Bill Gates vor Onkel Ho?
Tatsächlich ist Ho Chi Minh in Vietnam bis heute allgegenwärtig. Zwar erspart sich das Land am 17. Breitengrad den unerträglichen Personenkult wie er einst in der Sowjetunion oder in China Mode war. Doch gegen seinen ausdrücklichen Wunsch stellte die Partei seinen Leichnam in einem Mausoleum aus. Auf jedem Geldschein ist sein Konterfei, in jedem offiziellen Gebäude, aber auch in zahlreichen Privatwohnungen gibt es eine Onkel-Ho-Büste oder hängt zumindest ein Bild von ihm. Und als eine Jugendzeitschrift 2010 in einer Umfrage nach den Idolen ihrer Leser fragte, und Onkel Ho hinter Bill Gates nur auf Platz zwei landete, kostete dies die verantwortlichen Redakteure ihre Jobs.
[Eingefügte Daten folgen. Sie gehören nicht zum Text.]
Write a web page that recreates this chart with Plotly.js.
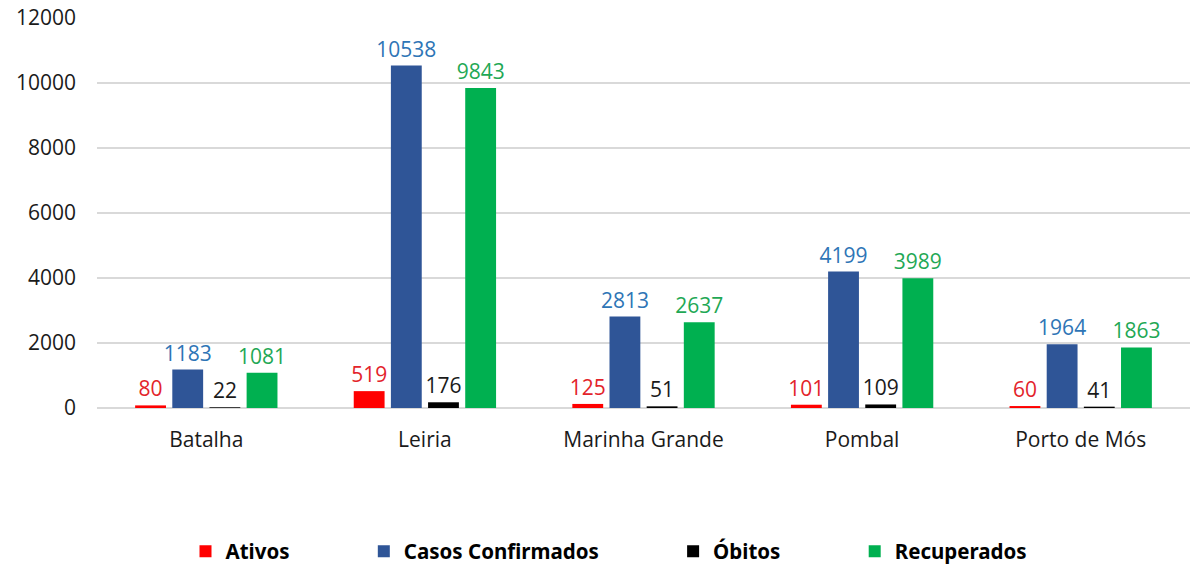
<!DOCTYPE html>
<html>
<head>
<meta charset="utf-8">
<script src="https://cdn.plot.ly/plotly-3.0.1.min.js"></script>
<style>
  body { margin: 0; background: #fff; }
  #myPlot { width: 1200px; height: 578px; }
</style>
</head>
<body>
<div id="myPlot"></div>
<script>
var concelhos = ["Batalha", "Leiria", "Marinha Grande", "Pombal", "Porto de Mós"];
var ativos = [80, 519, 125, 101, 60];
var confirmados = [1183, 10538, 2813, 4199, 1964];
var obitos = [22, 176, 51, 109, 41];
var recuperados = [1081, 9843, 2637, 3989, 1863];
var yTicks = [0, 2000, 4000, 6000, 8000, 10000, 12000];

var fnt = "Open Sans, Noto Sans, sans-serif";
// espaco extra depois de cada nome na legenda (como no original)
var pad = "\u00a0".repeat(13);

function serie(nome, valores, corBarra, corTexto) {
  return {
    type: "bar",
    name: nome + pad,
    x: concelhos,
    y: valores,
    marker: {color: corBarra},
    text: valores.map(String),
    textposition: "outside",
    constraintext: "none",
    cliponaxis: false,
    textfont: {family: fnt, size: 21, color: corTexto},
    hoverinfo: "x+y"
  };
}

var data = [
  serie("Ativos", ativos, "#ff0000", "#e3242b"),
  serie("Casos Confirmados", confirmados, "#2f5597", "#2e75b6"),
  serie("Óbitos", obitos, "#000000", "#1a1a1a"),
  serie("Recuperados", recuperados, "#00b050", "#1fa855")
];

var layout = {
  width: 1200,
  height: 578,
  margin: {l: 97, r: 10, t: 18, b: 170},
  paper_bgcolor: "#ffffff",
  plot_bgcolor: "#ffffff",
  barmode: "group",
  bargap: 0.32,
  bargroupgap: 0.17,
  font: {family: fnt, size: 21, color: "#1a1a1a"},
  xaxis: {
    type: "category",
    tickfont: {family: fnt, size: 21, color: "#1a1a1a"},
    ticks: "",
    ticklabelstandoff: 17,
    showline: false,
    showgrid: false
  },
  yaxis: {
    range: [0, 12000],
    tickvals: yTicks,
    ticktext: yTicks.map(String),
    tickfont: {family: fnt, size: 21, color: "#1a1a1a"},
    ticklabelstandoff: 20,
    gridcolor: "#d9d9d9",
    gridwidth: 1.5,
    zeroline: true,
    zerolinecolor: "#d9d9d9",
    zerolinewidth: 1.5,
    showline: false,
    ticklen: 0,
    ticks: ""
  },
  showlegend: true,
  legend: {
    orientation: "h",
    x: 0.5,
    xanchor: "center",
    yref: "container",
    y: 0.046,
    yanchor: "middle",
    font: {family: "Noto Sans, sans-serif", size: 20.5, color: "#000000", weight: "bold"},
    itemwidth: 30,
    traceorder: "normal"
  }
};

Plotly.newPlot("myPlot", data, layout, {displayModeBar: false, staticPlot: true});
</script>
</body>
</html>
Meist feiern die Vietnamesen am 2. September ihren Nationalfeiertag mit farbenfrohen Paraden, einem Meer roter Fahnen mit gelben Sternen, einem grossen Umzug zu Hanois Ba-Dinh-Platz, auf dem Ho Chi Minh einst Vietnams Unabhängikeit erklärt hatte. Häuserwände und Mauern sind zugeklebt mit riesigen Postern, auf denen Onkel Ho lächelt. Angestellte und Arbeiter, die am Nationalfeiertag arbeiten müssen, erhalten eine Extrazuwendung von bis zu 400 Prozent ihres normalen Einkommens, Angestellte auf Nachtschicht bekommen mindestens ein Drittel mehr als an sonstigen Arbeitstagen.
Literatur: Duiker, William: „Ho Chi Minh“. New York: Hyperion, 2000, ca. 900 Seiten.